My Turkish friend David urged me to read Yasha Kemal’s Memed, My Hawk (1955). As part of my Januarius program of reading authors I’d never read before, I decided to look into it. It was nothing short of amazing. The following is from my review of the book for Goodreads.Com:
Yashar Kemal is probably the best known author from that most admirable of Middle-Eastern peoples: The Kurds. His Memed, My Hawk is a folk tale of injustice by a cruel landlord turning a young farmer’s son to brigandage. At the same time he is a brigand, he is scrupulously justice, especially when dealing with the poor and the innocent.
“Slim Memed,” as he is called, is a hero created by an author who doesn’t believe in heroes. In his introduction to the New York Review Books edition, Kemal writes:
I have never believed in heroes. Even in those novels in which I focus on revolt I have tried to highlight the fact that those we call heroes are in effect instruments wielded by the people. The people create and protect these instruments and stand or fall together with them.

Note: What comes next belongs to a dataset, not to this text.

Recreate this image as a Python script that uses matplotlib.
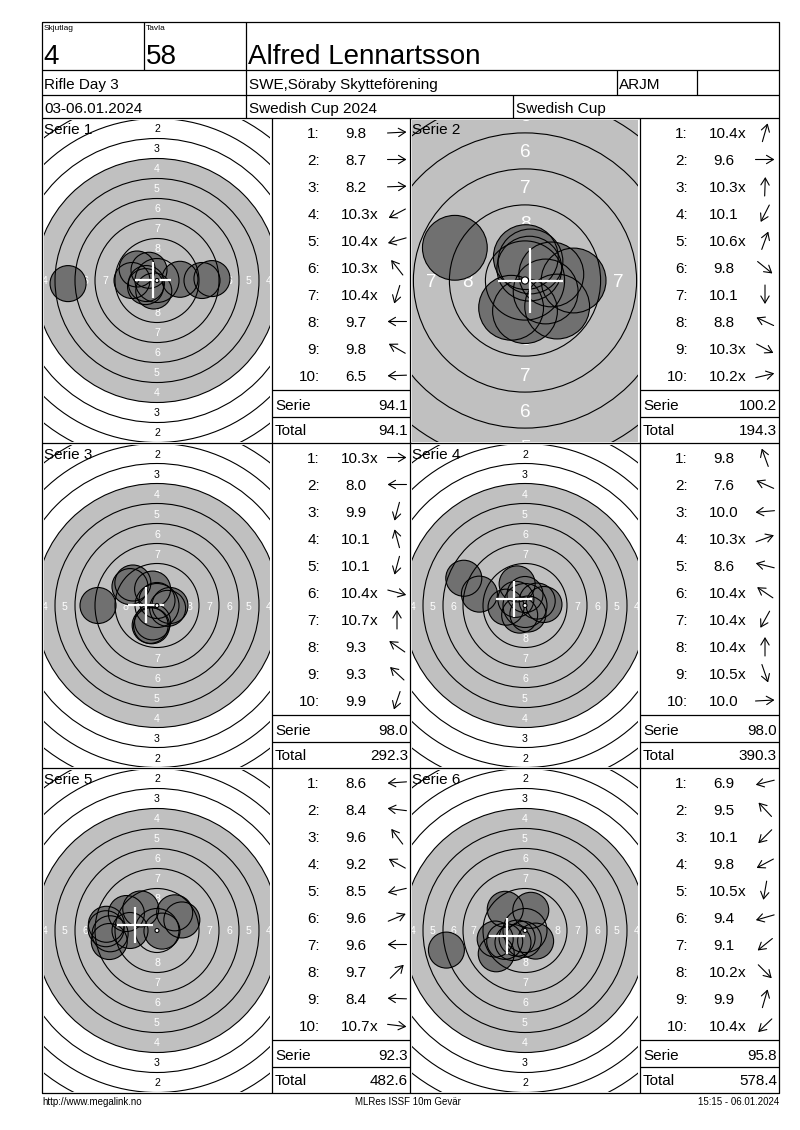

Still and all, Kemal was to write three more books featuring Slim Memed. For the first one, he was shortlisted for the Nobel Prize in Literature in 1973. That award was won by the Australian Patrick White. I think it should have gone to Kemal.
Kemal’s villain is the landlord Abdi Agha, one of the most craven and beastly characters in all of literature. It is not until the end that Memed shoots three bullets into his chest, killing him; but he had been spiritually dead for years after Memed killed his nephew and wounded him.